What is Referendum 88?

Referendum 88 will decide the fate of Initiative 1000 (see below), a ballot initiative approved by the legislature last year. An “approve” vote on Referendum 88 will enable I-1000 to move forward; a “reject” vote will block it from becoming law.

What is Initiative 1000?

Initiative 1000 would reverse a statewide ban on affirmative action enacted by ballot initiative in 1998 (I-200). Initiative 1000 allows for characteristics such as race, sex, color, ethnicity, national origin, age, sexual orientation, disability, or veteran status to be used as factors when considering a person for public education or public employment, but prohibits the use of quotas or preferential treatment.

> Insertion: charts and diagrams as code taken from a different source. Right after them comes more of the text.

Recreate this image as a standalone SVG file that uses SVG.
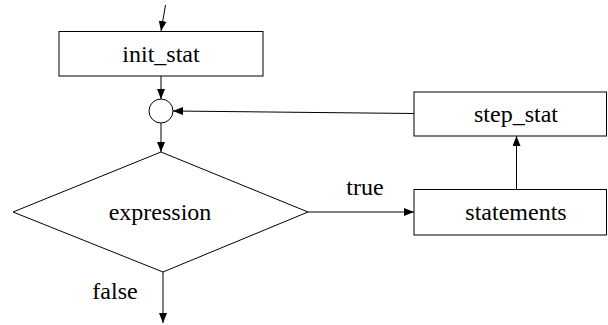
<svg xmlns="http://www.w3.org/2000/svg" width="608" height="325" viewBox="0 0 608 325">
<style>
.box{fill:#fff;stroke:#000;stroke-width:1}
.ln{fill:none;stroke:#000;stroke-width:1}
</style>
<defs>
<marker id="ah" viewBox="0 0 10 8" refX="10" refY="4" markerWidth="10" markerHeight="8" markerUnits="userSpaceOnUse" orient="auto">
<path d="M0,0 L10,4 L0,8 Z" fill="#000"/>
</marker>
</defs>
<g font-family="'Liberation Serif', 'Times New Roman', Times, serif" font-size="24" fill="#000" text-anchor="middle">
<g id="connectors">
<path class="ln" d="M165.5,5 L161,31" marker-end="url(#ah)"/>
<path class="ln" d="M161,76 L161,99" marker-end="url(#ah)"/>
<path class="ln" d="M161,123 L161,152" marker-end="url(#ah)"/>
<path class="ln" d="M414,113.5 L173,111" marker-end="url(#ah)"/>
<path class="ln" d="M308,212 L414,212" marker-end="url(#ah)"/>
<path class="ln" d="M516.5,189 L516.5,136" marker-end="url(#ah)"/>
<path class="ln" d="M163,272 L163,323" marker-end="url(#ah)"/>
<text x="365" y="195">true</text>
<text x="115" y="299">false</text>
</g>
<g id="init_stat">
<rect class="box" x="59" y="31.5" width="204" height="44.5"/>
<text x="161" y="62">init_stat</text>
</g>
<g id="junction">
<circle class="box" cx="161" cy="111" r="12"/>
</g>
<g id="expression">
<polygon class="box" points="161,152 308,212 163,272 13,212"/>
<text x="160" y="220">expression</text>
</g>
<g id="step_stat">
<rect class="box" x="414" y="92" width="192.5" height="44"/>
<text x="516" y="122">step_stat</text>
</g>
<g id="statements">
<rect class="box" x="414" y="189.5" width="192.5" height="45.5"/>
<text x="516" y="220">statements</text>
</g>
</g>
</svg>
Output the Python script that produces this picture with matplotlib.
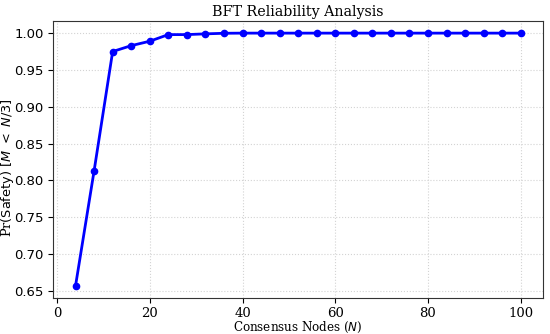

I-1000 also creates the Governor’s Commission on Diversity, Equity, and Inclusion, which oversees the state’s progress on its goal to guarantee “every resident of Washington state equal opportunity and access to public education and public employment.”

Why is an approve vote on Referendum 88 so important?

Opponents of affirmative action often reference it as reverse discrimination. In truth, opposing affirmative action validates the status quo—a status quo that is constructed on and maintained by centuries of institutionalized racism and oppression.

Racial discrimination seeps into every aspect of society, including home-ownership, employment, healthcare, criminalization, child welfare involvement, and education. To this day, Black households have only 10 cents in wealth for every dollar held by White households, and rates of Black homeownership (43%) are almost half those of White ownership (73%)—the same level as in the 1960s when discrimination, such as redlining and racial covenants, was legal.

In the twenty-one years since I-200 banned affirmative action, racial inequities in education and employment have only widened: state contracts for businesses and people and color decreased from 10% to between 3% and 1%; rates of Black, Native American, and Pacific Islander students enrolled in 4-year colleges decreased statewide; and Seattle Public Schools are six times more segregated than in 1990.

Discrimination is not only based on race; it also impacts every other protected class listed in I-1000. Regardless of industry or education level, women in the US make 82 cents for every dollar made by men, and the gaps are even wider for women of color. Older workers face longer lengths of time to get hired into new positions, with an average one-year-long employment wait for a 54-year-old job-hunter. Transgender people are three times more likely to be unemployed than the general population, while the U.S. Supreme Court is currently considering whether employers can legally discriminate against LGBTQ people in the workplace. And people with disabilities are 41% less likely to be employed than people without disabilities.

Undoing our society’s deep inequities—from race to age to ability to sexuality—requires us to identify and overturn the laws that have created and maintained that inequity. That means passing laws like I-1000.

What is the impact on young people experiencing homelessness?

The demographics of young people experiencing homelessness give a clear picture of how racism and oppression operate today and why laws like I-1000 are so critical. More than a third of young people experiencing homelessness in King County identify as LGBTQ and almost two-thirds are youth of color. The two systems with the largest pipelines into homelessness—the child welfare system and the juvenile justice system—show similar disproportionalities. Nationally, almost half of the youth in foster care are youth of color, and two-thirds of youth in the juvenile justice system are youth of color.

YouthCare is committed to addressing the root causes of youth homelessness and dismantling the barriers that young people face every day. I-200’s ban on affirmative action is one of those barriers.

Initiative 1000 would increase educational and employment access for the young people we serve. It is a critical step toward a more fair and equitable society—one that expands access to those who have been historically denied it. Vote to approve Referendum 88!